┌────────

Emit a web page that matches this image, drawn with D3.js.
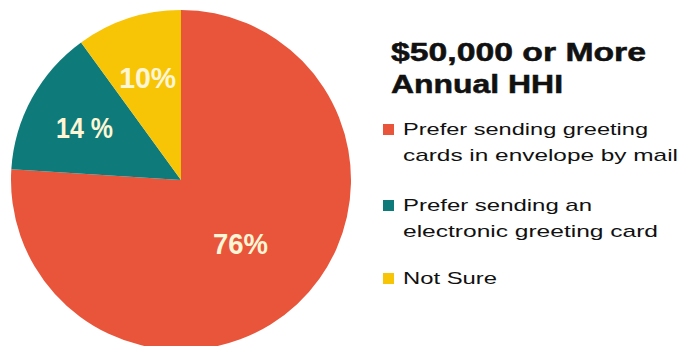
<!DOCTYPE html>
<html>
<head>
<meta charset="utf-8">
<script src="https://cdn.jsdelivr.net/npm/d3@7"></script>
<style>
  html, body { margin: 0; padding: 0; background: #ffffff; }
  svg { display: block; }
</style>
</head>
<body>
<svg id="chart" width="681" height="346"></svg>
<script>
// Survey shares: how households with $50,000+ income prefer to send greeting cards
const categories = [
  "Prefer sending greeting cards in envelope by mail",
  "Prefer sending an electronic greeting card",
  "Not Sure"
];
const values = [76, 14, 10];
const sliceLabels = ["76%", "14 %", "10%"];
const legendLines = [
  ["Prefer sending greeting", "cards in envelope by mail"],
  ["Prefer sending an", "electronic greeting card"],
  ["Not Sure"]
];
const titleLines = ["$50,000 or More", "Annual HHI"];
const colors = ["#E9553A", "#0E7B7A", "#F8C406"];

const svg = d3.select("#chart");

// Pie geometry
const cx = 181, cy = 180, radius = 170;
const labelRadius = [87, 110, 108];

const pie = d3.pie().sort(null).value(d => d)(values);
const arc = d3.arc().innerRadius(0).outerRadius(radius);

const g = svg.append("g").attr("transform", `translate(${cx},${cy})`);

g.selectAll("path.slice")
  .data(pie)
  .join("path")
  .attr("class", "slice")
  .attr("d", arc)
  .attr("fill", (d, i) => colors[i]);

// Percentage labels inside each slice
const labelWidths = [55, 57, 57];
g.selectAll("text.pct")
  .data(pie)
  .join("text")
  .attr("class", "pct")
  .attr("transform", (d, i) => {
    const r = labelRadius[i];
    const c = d3.arc().innerRadius(r).outerRadius(r).centroid(d);
    return `translate(${c[0]},${c[1]})`;
  })
  .attr("text-anchor", "middle")
  .attr("dy", "0.36em")
  .attr("font-family", "'Liberation Sans Narrow', 'Liberation Sans', Arial, sans-serif")
  .attr("font-weight", "bold")
  .attr("font-size", 30)
  .attr("fill", "#FFF6D6")
  .attr("textLength", (d, i) => labelWidths[i])
  .attr("lengthAdjust", "spacingAndGlyphs")
  .text((d, i) => sliceLabels[i]);

// Title
const titleWidths = [255, 172];
svg.selectAll("text.title")
  .data(titleLines)
  .join("text")
  .attr("class", "title")
  .attr("x", 391)
  .attr("y", (d, i) => 61 + i * 32)
  .attr("font-family", "'Liberation Sans', Arial, sans-serif")
  .attr("font-weight", "bold")
  .attr("font-size", 25)
  .attr("fill", "#111111")
  .attr("stroke", "#111111")
  .attr("stroke-width", 0.5)
  .attr("textLength", (d, i) => titleWidths[i])
  .attr("lengthAdjust", "spacingAndGlyphs")
  .text(d => d);

// Legend
const legendTop = [124, 200, 273];
const lineWidths = [[245, 275], [189, 255], [94]];
const legend = svg.append("g");
categories.forEach((cat, i) => {
  const item = legend.append("g").attr("transform", `translate(383,${legendTop[i]})`);
  item.append("rect")
    .attr("width", 11).attr("height", 11)
    .attr("fill", colors[i]);
  item.selectAll("text")
    .data(legendLines[i])
    .join("text")
    .attr("x", 20)
    .attr("y", (d, j) => 11 + j * 25.5)
    .attr("font-family", "'Liberation Sans', Arial, sans-serif")
    .attr("font-size", 17)
    .attr("fill", "#111111")
    .attr("textLength", (d, j) => lineWidths[i][j])
    .attr("lengthAdjust", "spacingAndGlyphs")
    .text(d => d);
});
</script>
</body>
</html>
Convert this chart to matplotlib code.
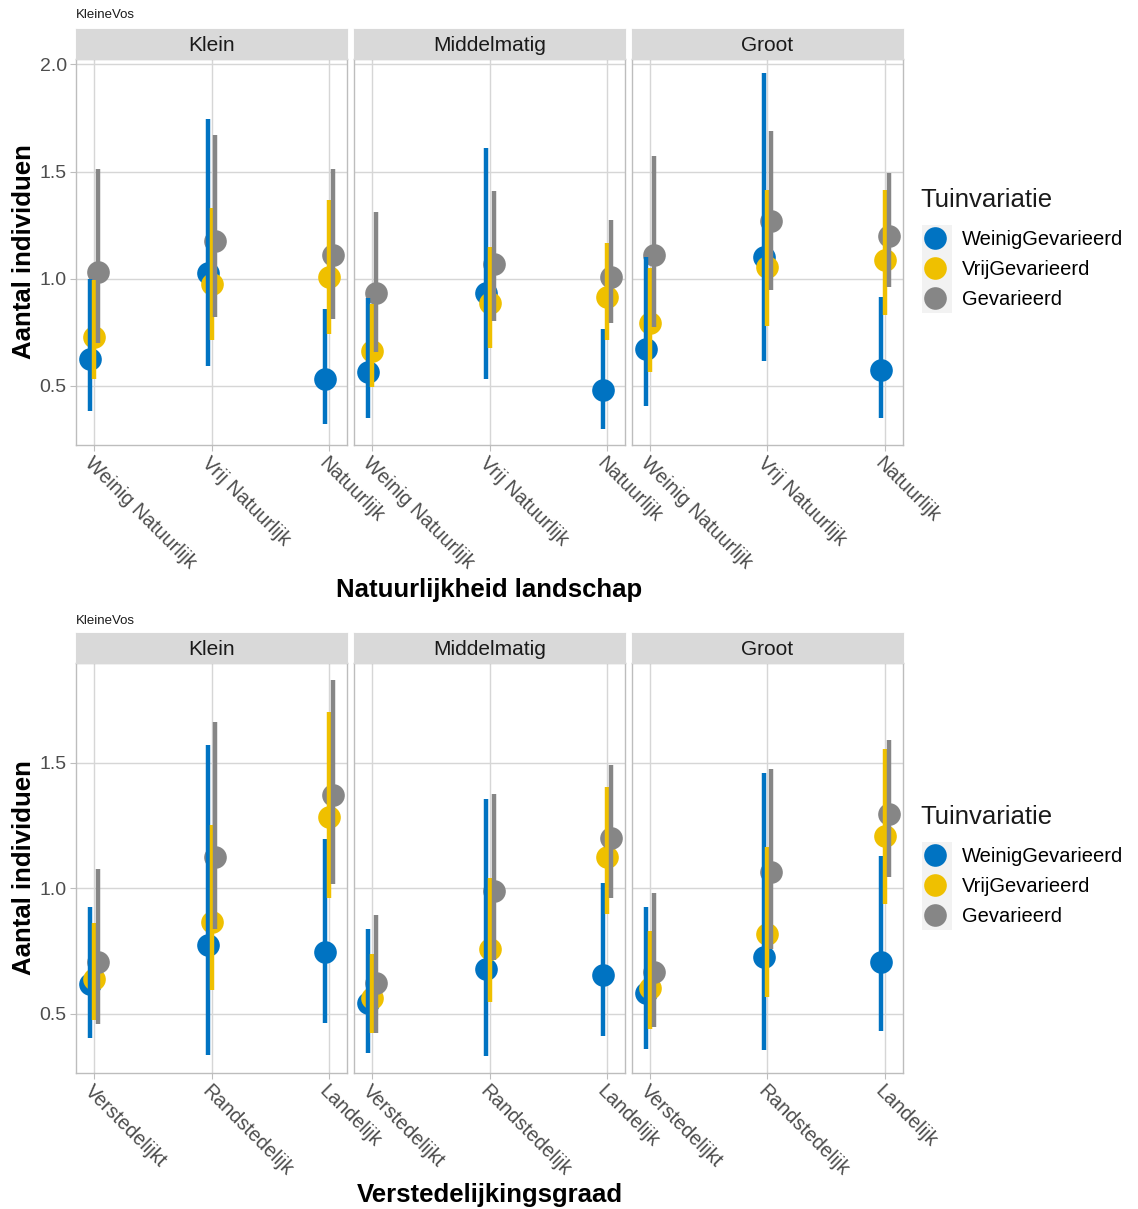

└────────

- **INSTRUCTIONS TO FOLLOW**
Check each line of the records above for the string "this", and report every line that has it.

- **ANSWER FOR THE TASK**
Emit a web page that matches this image, drawn with D3.js.
Convert this chart to matplotlib code.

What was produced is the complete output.